He lost everything to a monster on the road — now the highway is his battlefield.
Highwaymen (2004) is a sleek, fast-paced revenge thriller that fuses the energy of a road movie with the darkness of a psychological horror. Directed by Robert Harmon — best known for The Hitcher — the film explores obsession, trauma, and the collision course between a grieving man and a sadistic killer who uses the highway as his hunting ground.
The story follows Rennie Cray (Jim Caviezel), a man consumed by vengeance after his wife is murdered by a serial killer who mows down his victims with a customized 1972 Cadillac El Dorado. The killer, known as Fargo (Colm Feore), is a ghost on wheels — a disfigured man who continues his rampage even after a car crash leaves him crippled and more twisted than ever.
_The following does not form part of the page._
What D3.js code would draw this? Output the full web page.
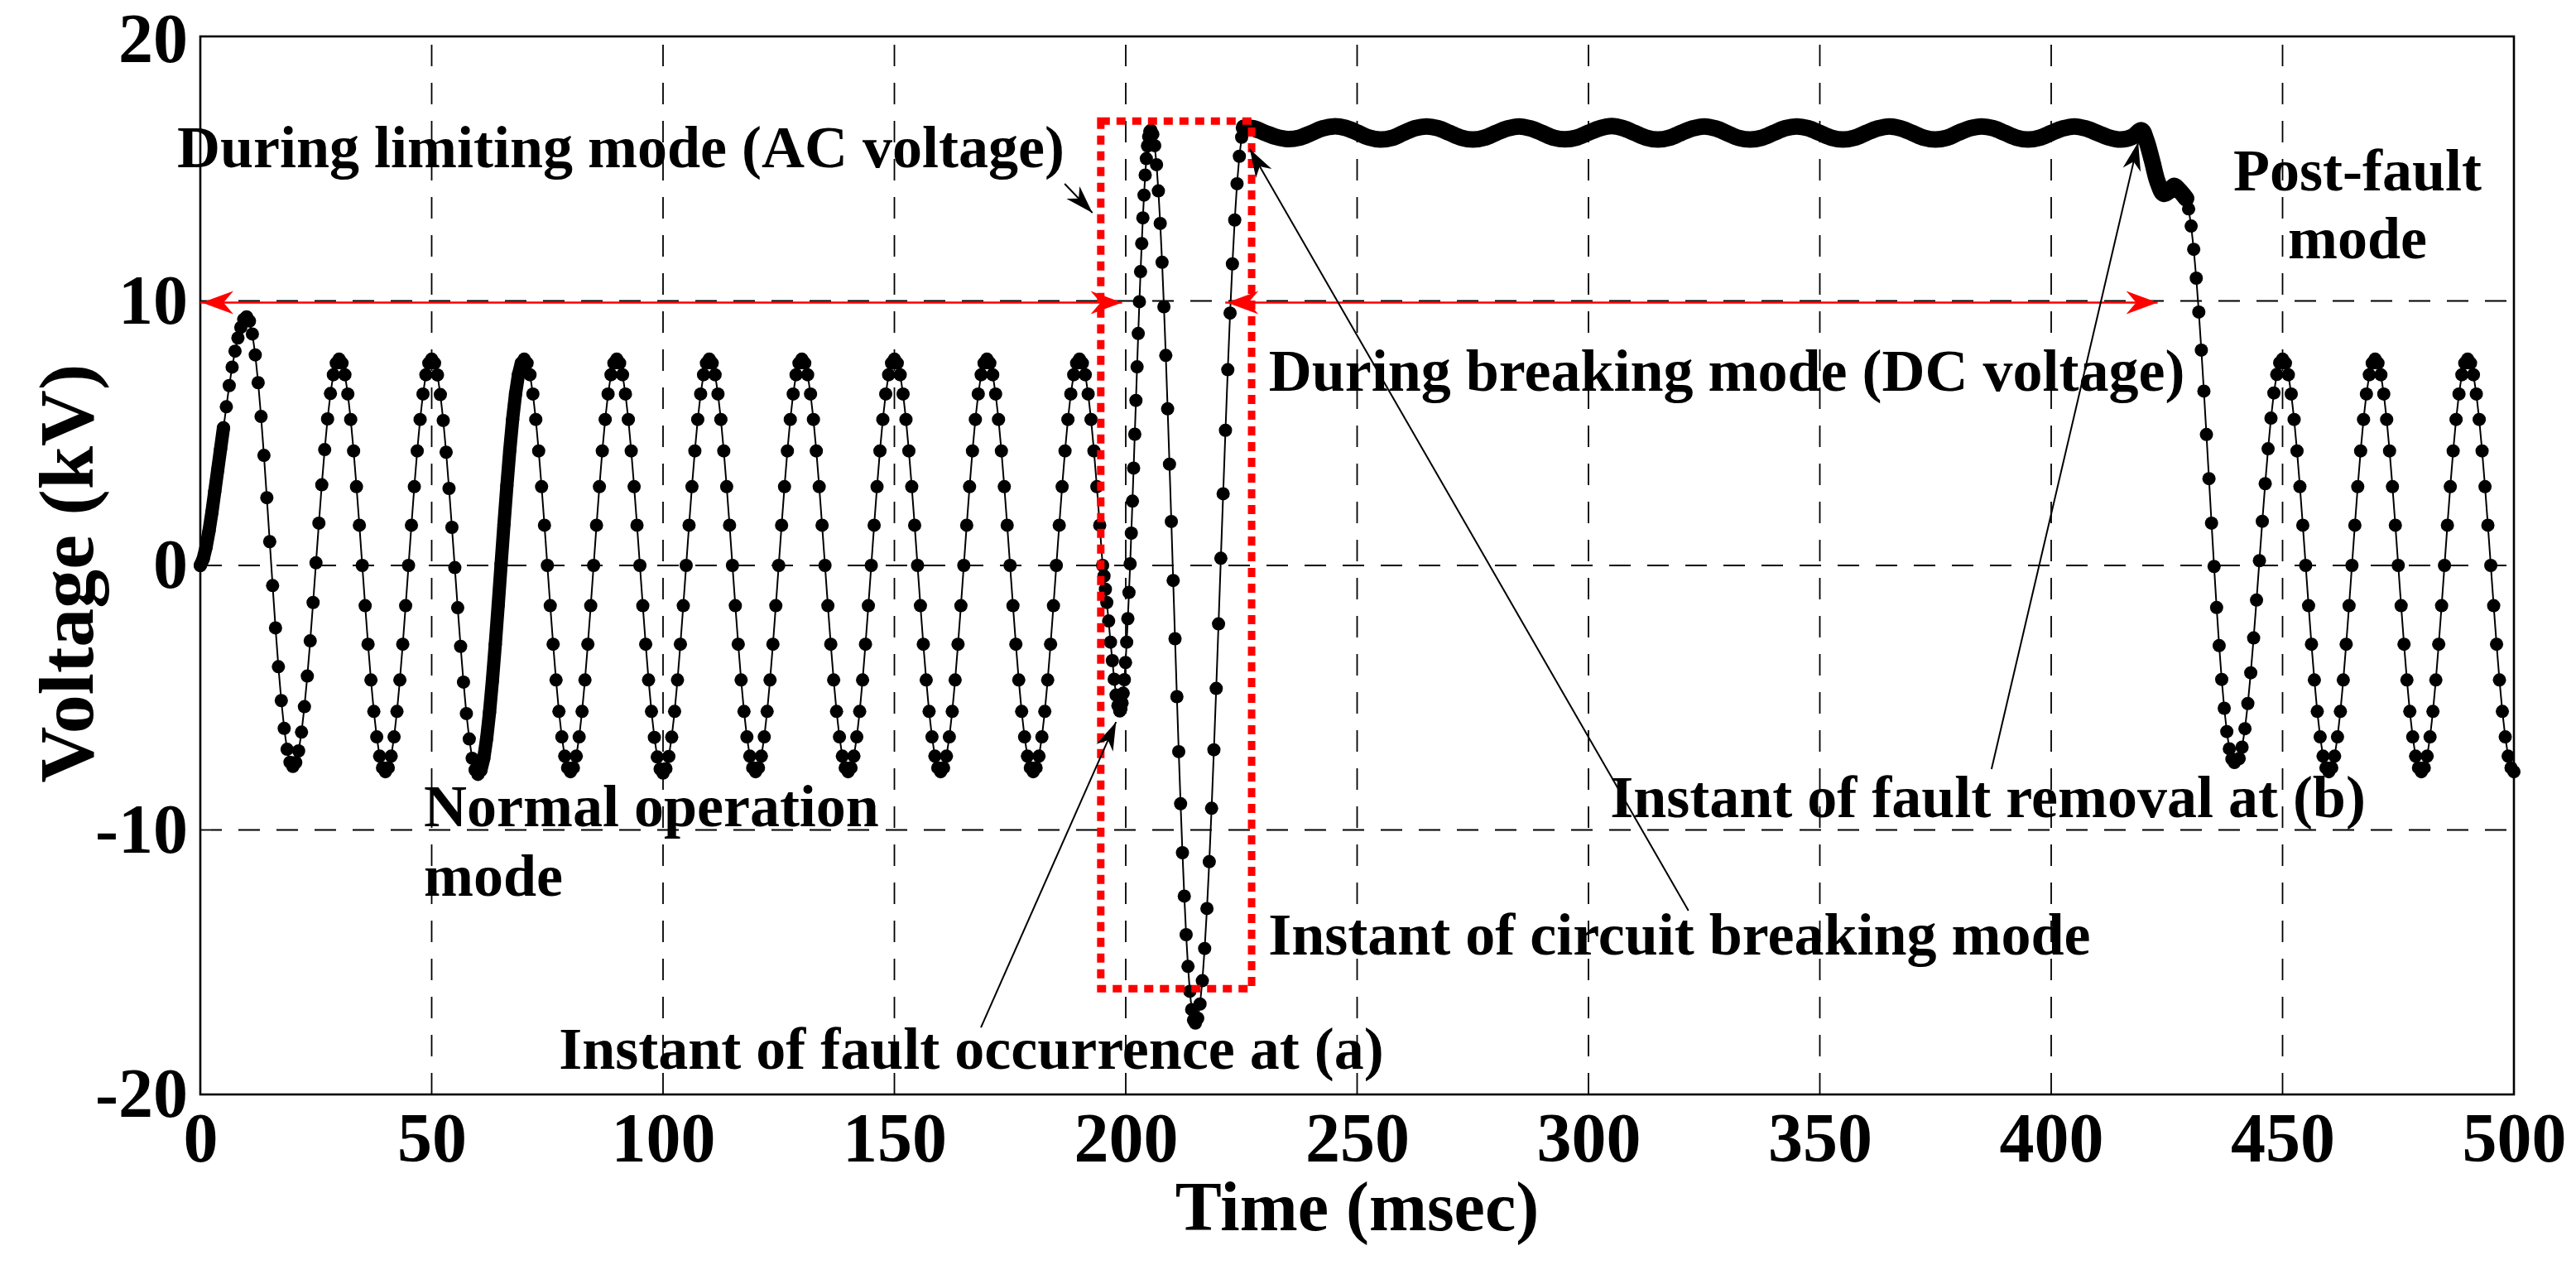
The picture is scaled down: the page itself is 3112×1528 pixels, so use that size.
<!DOCTYPE html>
<html>
<head>
<meta charset="utf-8">
<script src="https://cdn.jsdelivr.net/npm/d3@7"></script>
<style>
  body { margin: 0; background: #fff; }
  text { font-family: "Liberation Serif", "Times New Roman", serif; font-weight: bold; fill: #000; }
</style>
</head>
<body>
<svg id="chart"></svg>
<script>
// axis ticks
const xTicks = [0, 50, 100, 150, 200, 250, 300, 350, 400, 450, 500];
const yTicks = [-20, -10, 0, 10, 20];

// normal operation, sampled every 0.625 ms from t = 0 to 195 ms (kV)
const normalStart = 0, normalStep = 0.625;
const normalV = [
  0, 0.25, 0.7, 1.3, 2.0, 2.8, 3.6, 4.4, 5.2, 6.0, 6.8, 7.5, 8.1, 8.6, 9.0, 9.3, 9.4,
  9.24, 8.75, 7.96, 6.91, 5.63, 4.16, 2.56, 0.9, -0.76, -2.36, -3.83, -5.11, -6.16, -6.95, -7.44, -7.6,
  -7.45, -7.01, -6.3, -5.34, -4.18, -2.85, -1.4, 0.1, 1.6, 3.05, 4.38, 5.54, 6.5, 7.21, 7.65, 7.8,
  7.65, 7.21, 6.48, 5.52, 4.33, 2.98, 1.52, 0, -1.52, -2.98, -4.33, -5.52, -6.48, -7.21, -7.65, -7.8,
  -7.65, -7.21, -6.48, -5.52, -4.33, -2.98, -1.52, 0, 1.52, 2.98, 4.33, 5.52, 6.48, 7.21, 7.65, 7.8,
  7.65, 7.2, 6.46, 5.48, 4.28, 2.91, 1.44, -0.08, -1.6, -3.06, -4.41, -5.6, -6.56, -7.29, -7.73, -7.9,
  -7.75, -7.3, -6.55, -5.56, -4.35, -2.98, -1.5, 0.04, 1.56, 3.01, 4.35, 5.53, 6.49, 7.21, 7.65, 7.8,
  7.65, 7.21, 6.48, 5.52, 4.33, 2.98, 1.52, 0, -1.52, -2.98, -4.33, -5.52, -6.48, -7.21, -7.65, -7.8,
  -7.65, -7.21, -6.48, -5.52, -4.33, -2.98, -1.52, 0, 1.52, 2.98, 4.33, 5.52, 6.48, 7.21, 7.65, 7.8,
  7.65, 7.21, 6.48, 5.52, 4.33, 2.98, 1.52, 0, -1.52, -2.98, -4.33, -5.52, -6.5, -7.24, -7.7, -7.85,
  -7.68, -7.22, -6.49, -5.52, -4.33, -2.98, -1.52, 0, 1.52, 2.98, 4.33, 5.52, 6.48, 7.21, 7.65, 7.8,
  7.65, 7.21, 6.48, 5.52, 4.33, 2.98, 1.52, 0, -1.52, -2.98, -4.33, -5.52, -6.48, -7.21, -7.65, -7.8,
  -7.65, -7.21, -6.48, -5.52, -4.33, -2.98, -1.52, 0, 1.52, 2.98, 4.33, 5.52, 6.48, 7.21, 7.65, 7.8,
  7.65, 7.21, 6.48, 5.52, 4.33, 2.98, 1.52, 0, -1.52, -2.98, -4.33, -5.52, -6.48, -7.21, -7.65, -7.8,
  -7.65, -7.21, -6.48, -5.52, -4.33, -2.98, -1.52, 0, 1.52, 2.98, 4.33, 5.52, 6.48, 7.21, 7.65, 7.8,
  7.65, 7.21, 6.48, 5.52, 4.33, 2.98, 1.52, 0, -1.52, -2.98, -4.33, -5.52, -6.48, -7.21, -7.65, -7.8,
  -7.65, -7.21, -6.48, -5.52, -4.33, -2.98, -1.52, 0, 1.52, 2.98, 4.33, 5.52, 6.48, 7.21, 7.65, 7.8,
  7.65, 7.21, 6.48, 5.52, 4.33, 2.98, 1.52, 0, -1.52, -2.98, -4.33, -5.52, -6.48, -7.21, -7.65, -7.8,
  -7.65, -7.21, -6.48, -5.52, -4.33, -2.98, -1.52, 0, 1.52, 2.98, 4.33, 5.52, 6.48, 7.21, 7.65, 7.8,
  7.65, 7.21, 6.48, 5.52, 4.33, 2.98, 1.52, 0
];
// densely sampled stretches of the normal trace (ms)
const denseSpans = [[0, 5.5], [60.3, 69.4]];

// fault onset (ms, kV)
const onsetT = [195.3, 195.6, 195.9, 196.3, 196.7, 197.1, 197.5, 197.9, 198.3];
const onsetV = [-0.4, -0.9, -1.4, -2.1, -2.9, -3.6, -4.3, -4.9, -5.3];
// limiting mode swing
const riseStart = 198.7, riseStep = 0.25;
const riseV = [-5.5, -5.42, -5.2, -4.83, -4.32, -3.67, -2.9, -2.01, -1.02, 0.06, 1.22, 2.43, 3.68, 4.96,
  6.24, 7.51, 8.77, 9.97, 11.11, 12.17, 13.14, 14.0, 14.76, 15.38, 15.86, 16.21, 16.4, 16.45];
const fallStart = 205.85, fallStep = 0.4;
const fallV = [16.3, 15.87, 15.15, 14.16, 12.93, 11.46, 9.78, 7.94, 5.92, 3.83, 1.66, -0.57, -2.77, -4.96,
  -7.04, -9.01, -10.86, -12.5, -13.96, -15.16, -16.1, -16.79, -17.19, -17.3];
const recoverStart = 215.55, recoverStep = 0.5;
const recoverV = [-17.12, -16.58, -15.7, -14.48, -12.97, -11.2, -9.18, -6.97, -4.65, -2.21, 0.27, 2.71,
  5.11, 7.4, 9.54, 11.4, 13.06, 14.43, 15.47, 16.19, 16.55];

// breaking mode plateau, every 2.5 ms from 227.5 ms
const plateauStart = 227.5, plateauStep = 2.5;
const plateauV = [
  16.53, 16.36, 16.2, 16.12, 16.17, 16.34, 16.52, 16.6,
  16.54, 16.37, 16.18, 16.1, 16.16, 16.35, 16.53, 16.6,
  16.53, 16.35, 16.17, 16.1, 16.17, 16.35, 16.52, 16.6,
  16.52, 16.35, 16.17, 16.11, 16.18, 16.36, 16.53, 16.61,
  16.53, 16.35, 16.17, 16.1, 16.17, 16.35, 16.52, 16.6,
  16.52, 16.34, 16.16, 16.1, 16.17, 16.35, 16.53, 16.6,
  16.53, 16.35, 16.17, 16.1, 16.17, 16.35, 16.52, 16.6,
  16.52, 16.35, 16.17, 16.1, 16.17, 16.36, 16.53, 16.6,
  16.53, 16.35, 16.17, 16.1, 16.17, 16.35, 16.52, 16.6,
  16.52, 16.35, 16.18, 16.1, 16.2
];
// fault removal
const removalT = [419.5, 420.5, 421.8, 423, 424.3, 425.5, 426.6, 427.6, 428.6];
const removalV = [16.45, 16.1, 15.3, 14.5, 14.05, 14.15, 14.35, 14.2, 14.0];

// post-fault
const postFallStart = 429.15, postFallStep = 0.55;
const postFallV = [13.87, 13.48, 12.83, 11.95, 10.86, 9.58, 8.14, 6.59, 4.95, 3.28, 1.6, -0.04, -1.59,
  -3.03, -4.31, -5.4, -6.28, -6.93, -7.32, -7.45];
const postStart = 440.625, postStep = 0.625;
const postV = [
  -7.3, -6.87, -6.17, -5.22, -4.06, -2.74, -1.31, 0.18, 1.67, 3.09, 4.41, 5.57, 6.52, 7.22, 7.66, 7.8,
  7.65, 7.21, 6.48, 5.52, 4.33, 2.98, 1.52, 0, -1.52, -2.98, -4.33, -5.52, -6.48, -7.21, -7.65, -7.8,
  -7.65, -7.21, -6.48, -5.52, -4.33, -2.98, -1.52, 0, 1.52, 2.98, 4.33, 5.52, 6.48, 7.21, 7.65, 7.8,
  7.65, 7.21, 6.48, 5.52, 4.33, 2.98, 1.52, 0, -1.52, -2.98, -4.33, -5.52, -6.48, -7.21, -7.65, -7.8,
  -7.65, -7.21, -6.48, -5.52, -4.33, -2.98, -1.52, 0, 1.52, 2.98, 4.33, 5.52, 6.48, 7.21, 7.65, 7.8,
  7.65, 7.21, 6.48, 5.52, 4.33, 2.98, 1.52, 0, -1.52, -2.98, -4.33, -5.52, -6.48, -7.21, -7.65, -7.8
];

// annotations, in data units (ms, kV)
const labelTexts = ["During limiting mode (AC voltage)", "During breaking mode (DC voltage)",
  "Normal operation", "mode", "Instant of circuit breaking mode", "Instant of fault occurrence at (a)",
  "Instant of fault removal at (b)", "Post-fault", "mode"];
const labelT = [-5.0, 230.9, 48.3, 48.3, 230.8, 77.5, 304.7, 466.2, 466.2];
const labelV = [15.05, 6.6, -9.86, -12.49, -14.7, -19.03, -9.51, 14.18, 11.6];
const labelAnchor = ["start", "start", "start", "start", "start", "start", "start", "middle", "middle"];

const boxT = [194.6, 227.2], boxV = [-16.0, 16.8];
const redArrowV = 10;
const redArrowT = [[0, 199.2], [221.5, 423]];
// black pointers: [from t, from v, tip t, tip v]
const pointers = [
  [186.8, 14.43, 192.8, 13.33],
  [168.7, -17.47, 197.9, -5.92],
  [321.6, -13.05, 226.8, 15.74],
  [387.1, -7.7, 418.8, 16.0]
];

const W = 3112, H = 1528;
const svg = d3.select("#chart").attr("width", W).attr("height", H);

let x = d3.scaleLinear().domain([0, 500]).range([242, 3037]);
let y = d3.scaleLinear().domain([-20, 20]).range([1322, 44]);

// grid
svg.append("g")
    .selectAll("line.vg")
    .data(xTicks.slice(1, -1))
    .enter().append("line")
      .attr("x1", d => x(d)).attr("x2", d => x(d))
      .attr("y1", y(-20)).attr("y2", y(20))
      .attr("stroke", "#000").attr("stroke-width", 1.8)
      .attr("stroke-dasharray", "26,20");
svg.append("g")
    .selectAll("line.hg")
    .data(yTicks.slice(1, -1))
    .enter().append("line")
      .attr("x1", x(0)).attr("x2", x(500))
      .attr("y1", d => y(d)).attr("y2", d => y(d))
      .attr("stroke", "#000").attr("stroke-width", 1.8)
      .attr("stroke-dasharray", "26,20");

// axes (labels only), frame
let xAxis = svg.append("g")
    .attr("transform", `translate(0,${y(-20)})`)
    .call(d3.axisBottom(x).tickValues(xTicks).tickSize(0).tickPadding(21).tickFormat(d => String(d)));
let yAxis = svg.append("g")
    .attr("transform", `translate(${x(0)},0)`)
    .call(d3.axisLeft(y).tickValues(yTicks).tickSize(0).tickPadding(15).tickFormat(d => String(d)));
[xAxis, yAxis].forEach(a => {
  a.select(".domain").remove();
  a.selectAll("text").attr("font-size", 84).style("font-family", '"Liberation Serif", serif').style("font-weight", "bold");
});
// keep the top label inside the page
yAxis.selectAll(".tick").filter(d => d === 20).select("text").attr("dy", "0.36em");

svg.append("rect")
    .attr("x", x(0)).attr("y", y(20))
    .attr("width", x(500) - x(0)).attr("height", y(-20) - y(20))
    .attr("fill", "none").attr("stroke", "#000").attr("stroke-width", 2.6);

svg.append("text")
    .attr("x", x(250)).attr("y", 1486)
    .attr("text-anchor", "middle").attr("font-size", 84)
    .text("Time (msec)");
svg.append("text")
    .attr("transform", `translate(112,${y(-0.3)}) rotate(-90)`)
    .attr("text-anchor", "middle").attr("font-size", 94)
    .text("Voltage (kV)");

// build the series
const seq = (t0, dt, vals) => vals.map((v, i) => [t0 + i * dt, v]);
const normalPts = seq(normalStart, normalStep, normalV);
const onsetPts = onsetT.map((t, i) => [t, onsetV[i]]);
const faultPts = onsetPts
    .concat(seq(riseStart, riseStep, riseV))
    .concat(seq(fallStart, fallStep, fallV))
    .concat(seq(recoverStart, recoverStep, recoverV));
const plateauPts = seq(plateauStart, plateauStep, plateauV);
const removalPts = removalT.map((t, i) => [t, removalV[i]]);
const postPts = seq(postFallStart, postFallStep, postFallV).concat(seq(postStart, postStep, postV));

const dotted = normalPts.concat(faultPts, postPts);
const bandPts = [faultPts[faultPts.length - 1]].concat(plateauPts, removalPts, [postPts[0]]);
const allPts = normalPts.concat(faultPts, plateauPts, removalPts, postPts).sort((a, b) => a[0] - b[0]);

let line = d3.line().x(d => x(d[0])).y(d => y(d[1]));

let plot = svg.append("g");
plot.append("path")
    .attr("d", line(allPts))
    .attr("fill", "none").attr("stroke", "#000").attr("stroke-width", 2);

// dense stretches look like a solid band
denseSpans.forEach(s => {
  plot.append("path")
      .attr("d", line(normalPts.filter(p => p[0] >= s[0] && p[0] <= s[1])))
      .attr("fill", "none").attr("stroke", "#000").attr("stroke-width", 16)
      .attr("stroke-linecap", "round").attr("stroke-linejoin", "round");
});
plot.append("path")
    .attr("d", line.curve(d3.curveCatmullRom)(bandPts))
    .attr("fill", "none").attr("stroke", "#000").attr("stroke-width", 20)
    .attr("stroke-linecap", "round").attr("stroke-linejoin", "round");
line.curve(d3.curveLinear);

plot.selectAll("circle")
    .data(dotted)
    .enter().append("circle")
      .attr("cx", d => x(d[0]))
      .attr("cy", d => y(d[1]))
      .attr("r", 8)
      .attr("fill", "#000");

// red dotted box
svg.append("rect")
    .attr("x", x(boxT[0])).attr("y", y(boxV[1]))
    .attr("width", x(boxT[1]) - x(boxT[0])).attr("height", y(boxV[0]) - y(boxV[1]))
    .attr("fill", "none").attr("stroke", "#ff0000").attr("stroke-width", 9)
    .attr("stroke-dasharray", "11,8");

function arrowHead(sel, x1, y1, x2, y2, len, half, notch, color) {
  let a = Math.atan2(y2 - y1, x2 - x1);
  let pts = [[0, 0], [-len, -half], [-notch, 0], [-len, half]].map(([u, v]) =>
    [x2 + u * Math.cos(a) - v * Math.sin(a), y2 + u * Math.sin(a) + v * Math.cos(a)]);
  sel.append("path").attr("d", "M" + pts.join("L") + "Z").attr("fill", color);
}

// red double arrows along 10 kV
let red = svg.append("g");
redArrowT.forEach(r => {
  let x1 = x(r[0]), x2 = x(r[1]), yy = y(redArrowV) + 2;
  red.append("line")
      .attr("x1", x1).attr("x2", x2).attr("y1", yy).attr("y2", yy)
      .attr("stroke", "#ff0000").attr("stroke-width", 2.5);
  arrowHead(red, x2, yy, x1 + 2, yy, 38, 14, 26, "#ff0000");
  arrowHead(red, x1, yy, x2, yy, 38, 14, 26, "#ff0000");
});

// black pointers
let ptr = svg.append("g");
pointers.forEach(p => {
  let x1 = x(p[0]), y1 = y(p[1]), x2 = x(p[2]), y2 = y(p[3]);
  ptr.append("line")
      .attr("x1", x1).attr("y1", y1).attr("x2", x2).attr("y2", y2)
      .attr("stroke", "#000").attr("stroke-width", 2);
  arrowHead(ptr, x1, y1, x2, y2, 34, 11, 24, "#000");
});

// annotation texts
svg.append("g")
    .selectAll("text")
    .data(labelTexts)
    .enter().append("text")
      .attr("x", (d, i) => x(labelT[i]))
      .attr("y", (d, i) => y(labelV[i]))
      .attr("text-anchor", (d, i) => labelAnchor[i])
      .attr("font-size", 72)
      .text(d => d);
</script>
</body>
</html>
Cray has spent years crisscrossing America in pursuit, living out of his car and letting nothing distract him from his hunt. But when Fargo targets a new victim — Molly (Rhona Mitra), a young woman who survives an attack — Cray steps in. Together, they form a fragile alliance as the line between justice and obsession starts to blur. For Cray, stopping Fargo isn’t just about revenge — it’s about ending a nightmare that’s haunted the highways for too long.
Highwaymen is filled with gritty car chases, desert landscapes, and a minimalist approach to dialogue and character. It draws comparisons to ’80s thrillers with its tense atmosphere and stripped-down style, putting the focus on the predator–prey dynamic and relentless pacing.
This isn’t just a car chase movie. It’s a modern fable about the cost of vengeance and the lengths a man will go when justice fails.